**OBJECTIVE**.
Everything from the first line of the data below through the line that contains "start = np.datetime64('2001-08-01T22:00')" should be written out exactly, please, and nothing more; the pictures stay out.

**DATA SEGMENT**.

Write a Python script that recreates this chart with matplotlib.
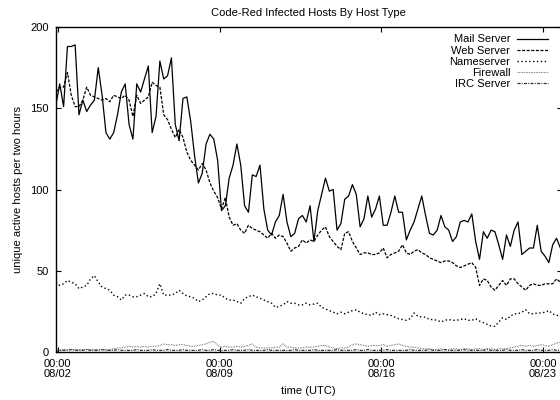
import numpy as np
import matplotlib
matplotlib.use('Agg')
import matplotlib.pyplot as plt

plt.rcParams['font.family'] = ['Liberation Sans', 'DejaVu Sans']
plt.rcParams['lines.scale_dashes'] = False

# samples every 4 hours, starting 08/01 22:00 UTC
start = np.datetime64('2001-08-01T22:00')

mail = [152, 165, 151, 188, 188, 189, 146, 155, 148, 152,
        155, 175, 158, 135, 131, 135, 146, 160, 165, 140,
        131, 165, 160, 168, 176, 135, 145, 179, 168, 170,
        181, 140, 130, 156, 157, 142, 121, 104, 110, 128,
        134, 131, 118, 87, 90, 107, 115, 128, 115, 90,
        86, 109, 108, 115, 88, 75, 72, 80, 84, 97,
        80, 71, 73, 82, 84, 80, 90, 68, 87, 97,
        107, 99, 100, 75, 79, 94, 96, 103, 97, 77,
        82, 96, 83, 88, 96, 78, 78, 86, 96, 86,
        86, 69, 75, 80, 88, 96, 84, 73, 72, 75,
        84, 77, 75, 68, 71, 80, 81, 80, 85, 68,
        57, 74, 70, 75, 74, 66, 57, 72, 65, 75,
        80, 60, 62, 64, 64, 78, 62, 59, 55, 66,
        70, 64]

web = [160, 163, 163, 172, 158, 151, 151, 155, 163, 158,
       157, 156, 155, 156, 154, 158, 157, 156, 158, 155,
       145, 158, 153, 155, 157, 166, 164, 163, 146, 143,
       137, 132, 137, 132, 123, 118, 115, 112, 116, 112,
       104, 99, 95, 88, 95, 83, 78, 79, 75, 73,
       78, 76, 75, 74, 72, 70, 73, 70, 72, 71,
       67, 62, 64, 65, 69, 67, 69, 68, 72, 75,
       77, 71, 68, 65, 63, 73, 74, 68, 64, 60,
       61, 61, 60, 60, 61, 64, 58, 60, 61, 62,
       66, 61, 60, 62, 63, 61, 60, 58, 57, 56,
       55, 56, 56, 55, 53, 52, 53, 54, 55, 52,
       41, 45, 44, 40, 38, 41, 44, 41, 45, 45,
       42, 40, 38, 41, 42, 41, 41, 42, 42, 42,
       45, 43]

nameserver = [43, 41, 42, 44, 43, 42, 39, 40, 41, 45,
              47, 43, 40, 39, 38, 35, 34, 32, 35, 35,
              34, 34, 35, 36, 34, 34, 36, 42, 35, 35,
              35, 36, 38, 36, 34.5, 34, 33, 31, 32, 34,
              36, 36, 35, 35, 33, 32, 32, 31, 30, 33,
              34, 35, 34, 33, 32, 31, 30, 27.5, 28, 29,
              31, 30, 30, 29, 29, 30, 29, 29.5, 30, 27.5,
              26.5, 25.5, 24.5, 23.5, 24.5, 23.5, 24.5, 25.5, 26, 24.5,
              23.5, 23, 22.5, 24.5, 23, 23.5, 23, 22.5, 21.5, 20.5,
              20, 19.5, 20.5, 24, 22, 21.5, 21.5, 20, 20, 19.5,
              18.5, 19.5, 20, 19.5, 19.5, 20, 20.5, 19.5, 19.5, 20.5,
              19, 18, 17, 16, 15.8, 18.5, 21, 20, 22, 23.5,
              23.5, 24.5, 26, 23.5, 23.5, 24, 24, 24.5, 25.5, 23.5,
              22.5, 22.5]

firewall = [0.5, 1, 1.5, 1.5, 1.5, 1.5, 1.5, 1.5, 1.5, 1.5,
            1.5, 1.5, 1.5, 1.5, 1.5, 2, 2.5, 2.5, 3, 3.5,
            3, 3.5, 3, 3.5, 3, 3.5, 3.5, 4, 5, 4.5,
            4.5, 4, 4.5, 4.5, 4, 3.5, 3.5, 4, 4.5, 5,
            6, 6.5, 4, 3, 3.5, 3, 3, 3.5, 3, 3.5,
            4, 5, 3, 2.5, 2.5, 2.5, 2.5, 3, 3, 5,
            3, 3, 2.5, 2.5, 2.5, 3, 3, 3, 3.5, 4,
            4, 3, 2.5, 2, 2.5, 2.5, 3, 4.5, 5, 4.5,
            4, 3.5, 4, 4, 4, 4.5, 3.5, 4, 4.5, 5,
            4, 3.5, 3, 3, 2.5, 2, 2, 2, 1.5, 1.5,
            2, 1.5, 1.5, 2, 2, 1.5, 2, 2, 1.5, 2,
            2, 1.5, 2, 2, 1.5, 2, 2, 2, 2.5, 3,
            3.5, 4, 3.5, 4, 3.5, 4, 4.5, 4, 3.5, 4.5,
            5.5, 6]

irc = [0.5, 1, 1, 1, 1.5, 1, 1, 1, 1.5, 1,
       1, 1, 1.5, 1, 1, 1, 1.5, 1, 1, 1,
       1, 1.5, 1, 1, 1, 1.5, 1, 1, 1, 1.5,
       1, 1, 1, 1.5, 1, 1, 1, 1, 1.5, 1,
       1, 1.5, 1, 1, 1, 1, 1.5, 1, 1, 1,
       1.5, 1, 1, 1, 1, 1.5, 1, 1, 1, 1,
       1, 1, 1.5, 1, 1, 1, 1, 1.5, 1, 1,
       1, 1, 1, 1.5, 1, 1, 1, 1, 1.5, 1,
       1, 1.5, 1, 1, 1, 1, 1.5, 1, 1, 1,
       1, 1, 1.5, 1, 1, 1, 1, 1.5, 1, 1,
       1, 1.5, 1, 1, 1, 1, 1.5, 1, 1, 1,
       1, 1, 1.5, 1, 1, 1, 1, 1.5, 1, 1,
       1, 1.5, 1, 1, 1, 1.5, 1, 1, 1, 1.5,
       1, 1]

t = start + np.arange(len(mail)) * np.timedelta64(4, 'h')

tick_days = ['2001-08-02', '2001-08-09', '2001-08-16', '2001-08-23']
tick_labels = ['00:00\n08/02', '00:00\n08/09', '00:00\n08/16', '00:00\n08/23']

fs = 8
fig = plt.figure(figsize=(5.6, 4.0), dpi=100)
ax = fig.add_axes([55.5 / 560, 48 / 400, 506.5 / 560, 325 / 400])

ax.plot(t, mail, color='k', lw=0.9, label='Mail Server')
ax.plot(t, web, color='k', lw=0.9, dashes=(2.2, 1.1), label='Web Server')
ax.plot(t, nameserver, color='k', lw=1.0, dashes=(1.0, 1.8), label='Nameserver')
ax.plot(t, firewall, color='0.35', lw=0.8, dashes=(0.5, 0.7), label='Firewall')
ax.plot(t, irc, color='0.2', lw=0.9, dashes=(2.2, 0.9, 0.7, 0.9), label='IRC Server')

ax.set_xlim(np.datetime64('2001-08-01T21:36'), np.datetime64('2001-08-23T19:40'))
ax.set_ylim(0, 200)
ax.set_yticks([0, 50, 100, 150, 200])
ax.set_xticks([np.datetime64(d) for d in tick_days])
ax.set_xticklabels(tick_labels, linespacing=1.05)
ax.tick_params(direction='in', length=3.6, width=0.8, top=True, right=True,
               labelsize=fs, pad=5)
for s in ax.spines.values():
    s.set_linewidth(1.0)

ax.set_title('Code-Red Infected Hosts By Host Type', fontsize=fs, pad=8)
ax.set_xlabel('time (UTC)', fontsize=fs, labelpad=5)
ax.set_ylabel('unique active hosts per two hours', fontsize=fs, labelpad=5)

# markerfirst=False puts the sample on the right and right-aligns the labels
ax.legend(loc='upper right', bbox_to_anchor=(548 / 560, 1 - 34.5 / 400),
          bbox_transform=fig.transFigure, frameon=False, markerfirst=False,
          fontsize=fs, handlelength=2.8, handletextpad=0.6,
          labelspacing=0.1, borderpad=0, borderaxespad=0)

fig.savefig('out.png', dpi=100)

**COMPLETE RESPONSE**.
Write a Python script that recreates this chart with matplotlib.
import numpy as np
import matplotlib
matplotlib.use('Agg')
import matplotlib.pyplot as plt

plt.rcParams['font.family'] = ['Liberation Sans', 'DejaVu Sans']
plt.rcParams['lines.scale_dashes'] = False

# samples every 4 hours, starting 08/01 22:00 UTC
start = np.datetime64('2001-08-01T22:00')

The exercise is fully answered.